Ford's push to expand alcohol sales early to cost province $612M, budget watchdog says
Estimate in new report far higher than figure publicly touted by the government
The Ford government's push to get beer, wine and ready-made cocktails into convenience stores ahead of schedule will cost taxpayers more than $600 million, the province's budget watchdog says.
The finding was included in a new report Monday by the Financial Accountability Office (FAO) that comes just one day before Premier Doug Ford is set to trigger an early election in the province. His move last May to accelerate the rollout of expanded alcohol sales first ignited speculation he could be preparing to take voters to the polls ahead of the fixed June 2026 election date.
In all, liberalized alcohol sales are expected to cost the province roughly $1.4 billion by 2030, the FAO said.
Of that topline figure, $817 million relates to the original plan to liberalize alcohol sales in Ontario by 2026. Meanwhile, $612 million is the estimated cost of Ford's decision last May to speed up the rollout.
That's nearly three times the amount the Progressive Conservative government said it would cost to move up the timeline by about 16 months. The Ministry of Finance said an "early implementation agreement" with The Beer Store involves Ontario paying the company up to $225 million to help it keep stores open and workers employed.
In its report, the FAO also said there will also be a $215-million cost as a result of lower tax revenues as grocery, big box and convenience stores are not subject to beer, wine and spirits taxes.

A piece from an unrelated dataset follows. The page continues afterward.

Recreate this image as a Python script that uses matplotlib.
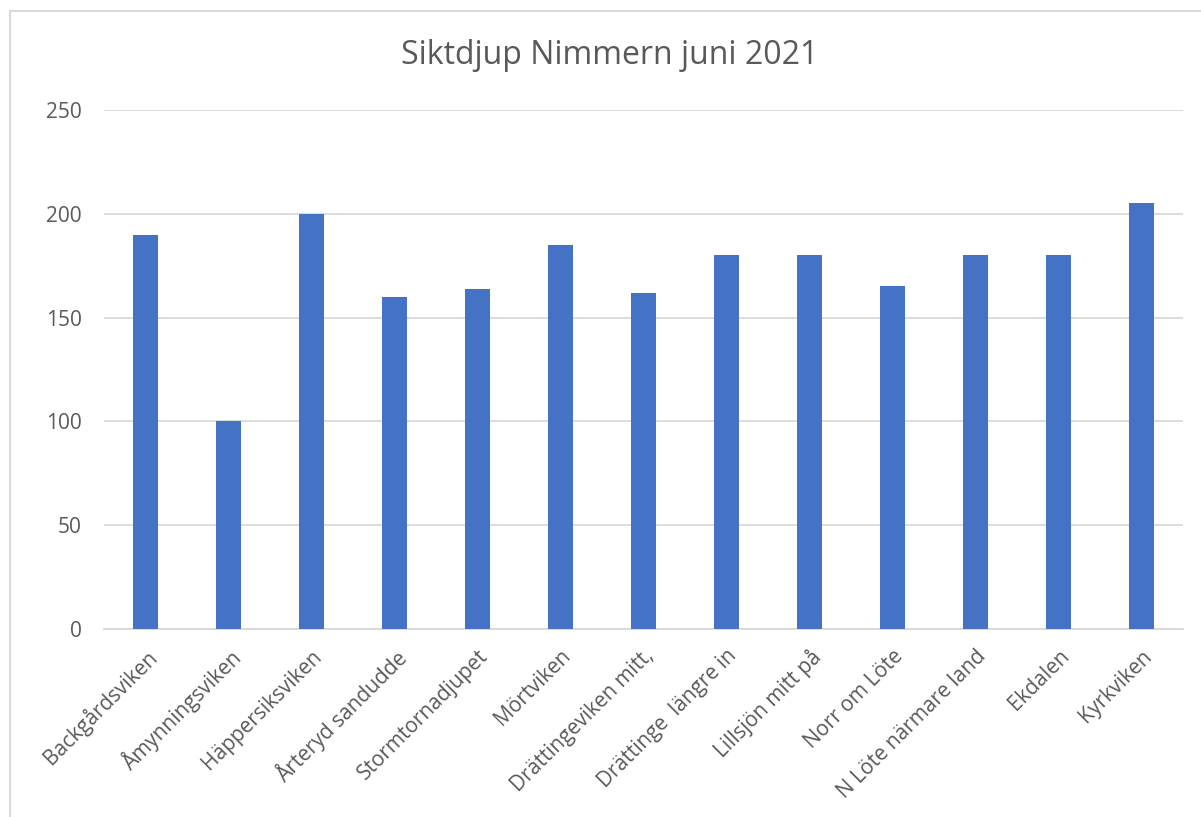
import matplotlib.pyplot as plt
from matplotlib.patches import Rectangle

# --- Data ---
SITES = [
    "Backgårdsviken", "Åmynningsviken", "Häppersiksviken", "Årteryd sandudde",
    "Stormtornadjupet", "Mörtviken", "Drättingeviken mitt,", "Drättinge  längre in",
    "Lillsjön mitt på", "Norr om Löte", "N Löte närmare land", "Ekdalen", "Kyrkviken",
]
DEPTH = [190, 100, 200, 160, 164, 185, 162, 180, 180, 165, 180, 180, 205]
Y_TICKS = [0, 50, 100, 150, 200, 250]

TEXT_COLOR = "#595959"
GRID_COLOR = "#d9d9d9"
BAR_COLOR = "#4472C4"

plt.rcParams["font.family"] = ["Open Sans", "DejaVu Sans"]

W, H = 1201, 817
fig = plt.figure(figsize=(W / 100, H / 100), dpi=100)
ax = fig.add_axes([104 / W, 1 - 629 / H, (1183 - 104) / W, (629 - 110) / H])

x = range(len(SITES))
ax.bar(x, DEPTH, width=0.31, color=BAR_COLOR, zorder=3)

ax.set_xlim(-0.5, len(SITES) - 0.5)
ax.set_ylim(0, 250)
ax.set_yticks(Y_TICKS)
ax.set_yticklabels([str(v) for v in Y_TICKS])
ax.yaxis.grid(True, color=GRID_COLOR, linewidth=1.3, zorder=0)

ax.set_xticks(list(x))
ax.set_xticklabels(SITES, rotation=45, ha="right", va="top",
                   rotation_mode="anchor")

for side in ["top", "right", "left"]:
    ax.spines[side].set_visible(False)
ax.spines["bottom"].set_color(GRID_COLOR)
ax.spines["bottom"].set_linewidth(1.3)
ax.tick_params(axis="both", length=0, colors=TEXT_COLOR, labelsize=15)
ax.tick_params(axis="y", pad=16)
ax.tick_params(axis="x", pad=12)

fig.text(610 / W, 1 - 56 / H, "Siktdjup Nimmern juni 2021", ha="center",
         va="center", fontsize=23, color=TEXT_COLOR)

# chart area border, running off the right and bottom edges
fig.patches.append(Rectangle((10 / W, -0.05), 1.1, 1 - 11 / H + 0.05,
                             transform=fig.transFigure, fill=False,
                             edgecolor=GRID_COLOR, linewidth=1.5))

fig.savefig("out.png", dpi=100, facecolor="white")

As well, the FAO said there will be $172 million in lower net income to the LCBO. While there will be a $1.1 billion increase in wholesale LCBO revenue, there will also be an approximately $812 million decline in LCBO retail revenue, a $192 million cost to give wholesale discounts to new retailers, $150 million in service rebates to brewers, $105 million in higher operating expenses, and $22 million in higher recycling fees.
With the campaign period set to begin Wednesday, the opposition pounced on the opportunity to frame the FAO's findings as evidence of financial mismanagement.
Liberal Leader Bonnie Crombie said it shows Ford has the wrong priorities.
"What a disastrous waste of money. Once again, Doug Ford has been caught red handed," she said in a statement, adding the premier's priority was handing taxpayer money to "big beer companies and his American billionaire buddies who own 7-11 and Costco, instead of getting people a family doctor."
Green Party Leader Mike Schreiner said it's indicative of Ford's general spending patterns.
"Two billion dollars for a waterfront spa in Toronto, $3.2 billion on rebate cheques that are going to millionaires and billionaires — meanwhile our health-care system crumbles and housing starts are bottoming out," Schreiner wrote in a statement.
NDP Leader Marit Stiles said the price tag shows Ford is not the shrewd operator he sets himself out to be.
"This is another example of Doug Ford and the Conservatives not being able to make a good deal for Ontarians," she said. "Doug Ford likes to pretend like he's some great negotiator and he obviously can't get a good deal done."
Anne Kothawala, president and CEO of the Convenience Industry Council of Canada, said the alcohol expansion has provided a much-needed boost to the convenience sector as year-over-year December sales increased by 15 per cent from 2023 to 2024.
"Our store operators are excited to finally offer this product to customers and see the increased foot traffic from this move," Kothawala wrote in a statement.
"The report ignores the research about the impact of expansion on job creation and additional taxation into the provincial coffers."